La Fédération nationale bovine (FNB) s’est réjouie dans un communiqué du vote du Sénat, soulignant que l’accord présente un risque car il favorise « les imports de produits ne respectant pas les normes de production françaises et européennes ».
Équation complexe vis-à-vis de Bruxelles
L’incertitude plane désormais sur la suite du parcours législatif du projet de loi contenant le traité Ceta. Après leurs collègues sénateurs, les députés communistes ont annoncé leur intention de l’inscrire dans leur temps parlementaire réservé – leur « niche » prévue le 30 mai à l’Assemblée -, à dix jours des élections européennes.

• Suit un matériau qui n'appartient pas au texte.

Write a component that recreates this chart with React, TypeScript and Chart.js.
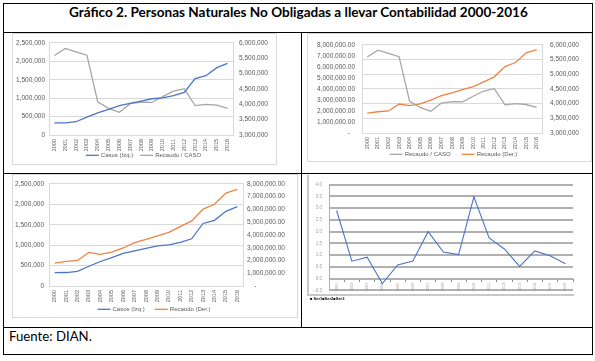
import React, { useEffect, useLayoutEffect, useRef } from 'react';
import { Chart, registerables } from 'chart.js';

Chart.register(...registerables);

// ---------- DATA ----------
const years = ['2000', '2001', '2002', '2003', '2004', '2005', '2006', '2007', '2008', '2009', '2010', '2011', '2012', '2013', '2014', '2015', '2016'];
const casos = [328000, 330000, 360000, 484000, 600000, 695000, 797000, 860000, 922000, 984000, 1008000, 1070000, 1156000, 1531000, 1609000, 1828000, 1945000];
const recaudo = [1800000, 1930000, 2000000, 2630000, 2480000, 2650000, 2980000, 3400000, 3650000, 3930000, 4200000, 4650000, 5100000, 6030000, 6400000, 7280000, 7580000];
const recaudoPorCaso = [5590000, 5820000, 5710000, 5600000, 4080000, 3870000, 3740000, 4020000, 4070000, 4060000, 4250000, 4430000, 4510000, 3960000, 4000000, 3970000, 3870000];
const growthYears = ['2001', '2002', '2003', '2004', '2005', '2006', '2007', '2008', '2009', '2010', '2011', '2012', '2013', '2014', '2015', '2016'];
const growth = [2.9, 0.74, 0.91, -0.21, 0.58, 0.75, 2.0, 1.13, 1.02, 3.48, 1.73, 1.26, 0.52, 1.18, 0.97, 0.63];

const TITLE = 'Gráfico 2. Personas Naturales No Obligadas a llevar Contabilidad 2000-2016';
const SOURCE = 'Fuente: DIAN.';
const LBL_CASOS = 'Casos (Izq.)';
const LBL_RATIO = 'Recaudo / CASO';
const LBL_RECAUDO = 'Recaudo (Der.)';
const SERIES_NOTE = '\u25A0 Ser1\u25A0Ser2\u25A0Ser3';

// ---------- STYLE ----------
const BLUE = '#4A76C6';
const GRAY = '#A5A5A5';
const ORANGE = '#EE8443';
const GRID = '#d9d9d9';
const TICK = '#595959';
const FONT = "'Liberation Sans', Arial, sans-serif";
const TEXT_FONT = "Lato, 'Open Sans', sans-serif";

const fmtInt = (v: any) => Number(v).toLocaleString('en-US');
const fmtDec = (side: 'left' | 'right') => (v: any) =>
  Number(v) === 0
    ? side === 'left' ? '-   ' : '    -'
    : Number(v).toLocaleString('en-US', { minimumFractionDigits: 2, maximumFractionDigits: 2 });

function yAxis(position: string, min: number, max: number, step: number, fmt: any, width: number, pad: number, grid: boolean) {
  return {
    position,
    min,
    max,
    ticks: { stepSize: step, padding: pad, callback: fmt, font: { family: FONT, size: 6.5 }, color: TICK },
    grid: { display: grid, color: GRID, drawTicks: false },
    border: { display: true, color: GRID },
    afterFit: (s: any) => { s.width = width; },
  };
}

function xAxis(height: number) {
  return {
    offset: true,
    grid: { display: false, drawTicks: false },
    border: { display: true, color: GRID },
    ticks: { autoSkip: false, minRotation: 90, maxRotation: 90, padding: 4, font: { family: FONT, size: 5.5 }, color: TICK },
    afterFit: (s: any) => { s.height = height; },
  };
}

const lineLegend = {
  id: 'lineLegend',
  afterDraw(chart: any, _args: any, opts: any) {
    if (!opts || !opts.display) return;
    const ctx = chart.ctx;
    ctx.save();
    ctx.font = `${opts.size}px ${FONT}`;
    ctx.textBaseline = 'middle';
    const items = chart.data.datasets.map((d: any) => ({ text: d.label, color: d.borderColor, w: d.borderWidth }));
    const widths = items.map((it: any) => opts.lineLen + opts.textGap + ctx.measureText(it.text).width);
    const total = widths.reduce((a: number, b: number) => a + b, 0) + opts.gap * (items.length - 1);
    let x = opts.cx - total / 2;
    items.forEach((it: any, i: number) => {
      ctx.strokeStyle = it.color;
      ctx.lineWidth = it.w;
      ctx.beginPath();
      ctx.moveTo(x, opts.y);
      ctx.lineTo(x + opts.lineLen, opts.y);
      ctx.stroke();
      ctx.fillStyle = TICK;
      ctx.fillText(it.text, x + opts.lineLen + opts.textGap, opts.y);
      x += widths[i] + opts.gap;
    });
    ctx.restore();
  },
};

const noteText = {
  id: 'noteText',
  afterDraw(chart: any, _args: any, opts: any) {
    if (!opts || !opts.text) return;
    const ctx = chart.ctx;
    ctx.save();
    ctx.font = `bold ${opts.size}px ${FONT}`;
    ctx.textBaseline = 'middle';
    ctx.fillStyle = '#000';
    ctx.fillText(opts.text, opts.x, opts.y);
    ctx.restore();
  },
};

const line = (label: string, data: number[], color: string, axis: string, width = 1.3) => ({
  label,
  data,
  borderColor: color,
  backgroundColor: color,
  borderWidth: width,
  pointRadius: 0,
  tension: 0,
  yAxisID: axis,
});

const base = {
  responsive: false,
  animation: false as const,
  events: [] as any[],
};

function config1(): any {
  return {
    type: 'line',
    data: { labels: years, datasets: [line(LBL_CASOS, casos, BLUE, 'y'), line(LBL_RATIO, recaudoPorCaso, GRAY, 'y1')] },
    options: {
      ...base,
      layout: { padding: { top: 5, left: 0, right: 0, bottom: 0 } },
      scales: {
        x: xAxis(29),
        y: yAxis('left', 0, 2500000, 500000, fmtInt, 36, 4, true),
        y1: yAxis('right', 3000000, 6000000, 500000, fmtInt, 43, 6, false),
      },
      plugins: {
        legend: { display: false },
        tooltip: { enabled: false },
        lineLegend: { display: true, cx: 130.5, y: 122.3, size: 6, lineLen: 13, textGap: 2, gap: 7 },
      },
    },
    plugins: [lineLegend],
  };
}

function config2(): any {
  return {
    type: 'line',
    data: { labels: years, datasets: [line(LBL_RATIO, recaudoPorCaso, GRAY, 'y1'), line(LBL_RECAUDO, recaudo, ORANGE, 'y')] },
    options: {
      ...base,
      layout: { padding: { top: 4, left: 0, right: 0, bottom: 0 } },
      scales: {
        x: xAxis(28),
        y: yAxis('left', 0, 8000000, 1000000, fmtDec('left'), 54, 7, false),
        y1: yAxis('right', 3000000, 6000000, 500000, fmtInt, 49, 8, true),
      },
      plugins: {
        legend: { display: false },
        tooltip: { enabled: false },
        lineLegend: { display: true, cx: 145.5, y: 121.3, size: 6, lineLen: 13, textGap: 2, gap: 11 },
      },
    },
    plugins: [lineLegend],
  };
}

function config3(): any {
  return {
    type: 'line',
    data: { labels: years, datasets: [line(LBL_CASOS, casos, BLUE, 'y'), line(LBL_RECAUDO, recaudo, ORANGE, 'y1')] },
    options: {
      ...base,
      layout: { padding: { top: 5, left: 0, right: 0, bottom: 0 } },
      scales: {
        x: xAxis(31),
        y: yAxis('left', 0, 2500000, 500000, fmtInt, 36, 5, true),
        y1: yAxis('right', 0, 8000000, 1000000, fmtDec('right'), 54, 4, false),
      },
      plugins: {
        legend: { display: false },
        tooltip: { enabled: false },
        lineLegend: { display: true, cx: 141, y: 134.3, size: 6, lineLen: 13, textGap: 2, gap: 10 },
      },
    },
    plugins: [lineLegend],
  };
}

function config4(): any {
  return {
    type: 'line',
    data: { labels: growthYears, datasets: [line('Serie1', growth, BLUE, 'y', 1.1)] },
    options: {
      ...base,
      layout: { padding: { top: 4, left: 0, right: 1, bottom: 12.7 } },
      scales: {
        x: {
          position: { y: 0 },
          offset: true,
          grid: { display: true, drawOnChartArea: false, drawTicks: true, tickLength: 3, offset: true, color: '#8c8c8c' },
          border: { display: false },
          ticks: { autoSkip: false, minRotation: 90, maxRotation: 90, padding: 1, font: { family: FONT, size: 4 }, color: '#a0a0a0' },
          afterFit: (s: any) => { s.height = 0; },
        },
        y: {
          position: 'left',
          min: -0.5,
          max: 4,
          ticks: { stepSize: 0.5, padding: 7, callback: (v: any) => Number(v).toFixed(1), font: { family: FONT, size: 4.5 }, color: '#a0a0a0' },
          grid: { color: '#b0b0b0', lineWidth: 2, drawTicks: false },
          border: { display: true, color: '#b0b0b0' },
          afterFit: (s: any) => { s.width = 21; },
        },
      },
      plugins: {
        legend: { display: false },
        tooltip: { enabled: false },
        noteText: { text: SERIES_NOTE, x: 2, y: 124, size: 4 },
      },
    },
    plugins: [noteText],
  };
}

const abs = (left: number, top: number, width: number, height: number, extra: any = {}) => ({
  position: 'absolute' as const, left, top, width, height, boxSizing: 'border-box' as const, ...extra,
});

export default function App() {
  const c1 = useRef<HTMLCanvasElement>(null);
  const c2 = useRef<HTMLCanvasElement>(null);
  const c3 = useRef<HTMLCanvasElement>(null);
  const c4 = useRef<HTMLCanvasElement>(null);
  const titleRef = useRef<HTMLSpanElement>(null);
  const srcRef = useRef<HTMLSpanElement>(null);

  useLayoutEffect(() => {
    const fit = (el: HTMLElement | null, target: number) => {
      if (!el) return;
      const w = el.offsetWidth;
      if (w) el.style.transform = `scaleX(${target / w})`;
    };
    fit(titleRef.current, 459);
    fit(srcRef.current, 83);
  }, []);

  useEffect(() => {
    const charts = [
      new Chart(c1.current as HTMLCanvasElement, config1()),
      new Chart(c2.current as HTMLCanvasElement, config2()),
      new Chart(c3.current as HTMLCanvasElement, config3()),
      new Chart(c4.current as HTMLCanvasElement, config4()),
    ];
    return () => charts.forEach((c) => c.destroy());
  }, []);

  const hl = (top: number, left: number, width: number) => <div style={abs(left, top, width, 1, { background: '#000' })} />;
  const vl = (left: number, top: number, height: number) => <div style={abs(left, top, 1, height, { background: '#000' })} />;

  return (
    <div style={{ position: 'absolute', left: 0, top: 0, width: 595, height: 361, background: '#fff', overflow: 'hidden' }}>
      {hl(3, 3, 590)}
      {hl(32, 3, 590)}
      {hl(173, 3, 590)}
      {hl(327, 3, 590)}
      {hl(354, 3, 590)}
      {vl(3, 3, 352)}
      {vl(592, 3, 352)}
      {vl(301, 32, 295)}

      <span
        ref={titleRef}
        style={{ position: 'absolute', left: 69, top: 5, whiteSpace: 'nowrap', fontFamily: TEXT_FONT, fontWeight: 700, fontSize: 14, lineHeight: '14px', color: '#000', transformOrigin: '0 0' }}
      >
        {TITLE}
      </span>

      <div style={abs(12, 33, 265, 132, { border: '1px solid #d9d9d9' })} />
      <div style={abs(307, 33, 285, 129, { border: '1px solid #d9d9d9' })} />
      <div style={abs(12, 174, 286, 144, { border: '1px solid #d9d9d9' })} />
      <div style={abs(307, 175, 267, 121, { borderLeft: '2px solid #c8c8c8', borderBottom: '2px solid #c8c8c8' })} />

      <canvas ref={c1} width={263} height={131} style={{ position: 'absolute', left: 13, top: 33 }} />
      <canvas ref={c2} width={283} height={128} style={{ position: 'absolute', left: 308, top: 33 }} />
      <canvas ref={c3} width={284} height={142} style={{ position: 'absolute', left: 13, top: 175 }} />
      <canvas ref={c4} width={266} height={128} style={{ position: 'absolute', left: 308, top: 175 }} />

      <span
        ref={srcRef}
        style={{ position: 'absolute', left: 9, top: 329, whiteSpace: 'nowrap', fontFamily: TEXT_FONT, fontWeight: 400, fontSize: 14, lineHeight: '14px', color: '#000', transformOrigin: '0 0' }}
      >
        {SOURCE}
      </span>
    </div>
  );
}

En 2019, les députés avaient approuvé de justesse la ratification du Ceta, mais le camp présidentiel a depuis perdu la majorité absolue au Palais Bourbon, ce qui laisse craindre un nouveau rejet.Dans ce cas de figure, l’équation deviendrait alors très complexe : soit le gouvernement notifie à Bruxelles qu’il ne peut ratifier le traité et cela entraîne la fin de son application provisoire pour toute l’Europe; soit il temporise au risque de s’attirer les foudres des oppositions qui pourraient crier au déni démocratique.
Une autre hypothèse circule parmi les parlementaires : l’exécutif ayant la main pour transmettre un projet de loi d’une chambre à l’autre, il pourrait ne pas transmettre le texte à l’Assemblée nationale. Cela empêcherait de facto qu’il soit inscrit à l’ordre du jour le 30 mai.
Pour les exportateurs de vins et spiritueux, ce rejet est « totalement surréaliste » et « va porter un mauvais coup à l’ensemble de la filière des vins et des spiritueux », a déclaré le délégué général de la Fédération des exportateurs de vins et spiritueux (FEVS). « Dans (ce) moment économiquement compliqué, se mettre dans une position délicate après une bonne dynamique (depuis la mise en œuvre du traité) nous paraît totalement surréaliste », a expliqué Nicolas Ozanam à l’AFP. « On a beau regarder les chiffres, on n’a pas vu d’effet négatif sur les filières agricoles, l’excédent agroalimentaire a progressé », a-t-il affirmé.
Les ventes à l’étranger de vins, champagnes, cognacs et autres spiritueux français ont reculé de 6 % en 2023 après plusieurs années de progression, notamment vers le Canada.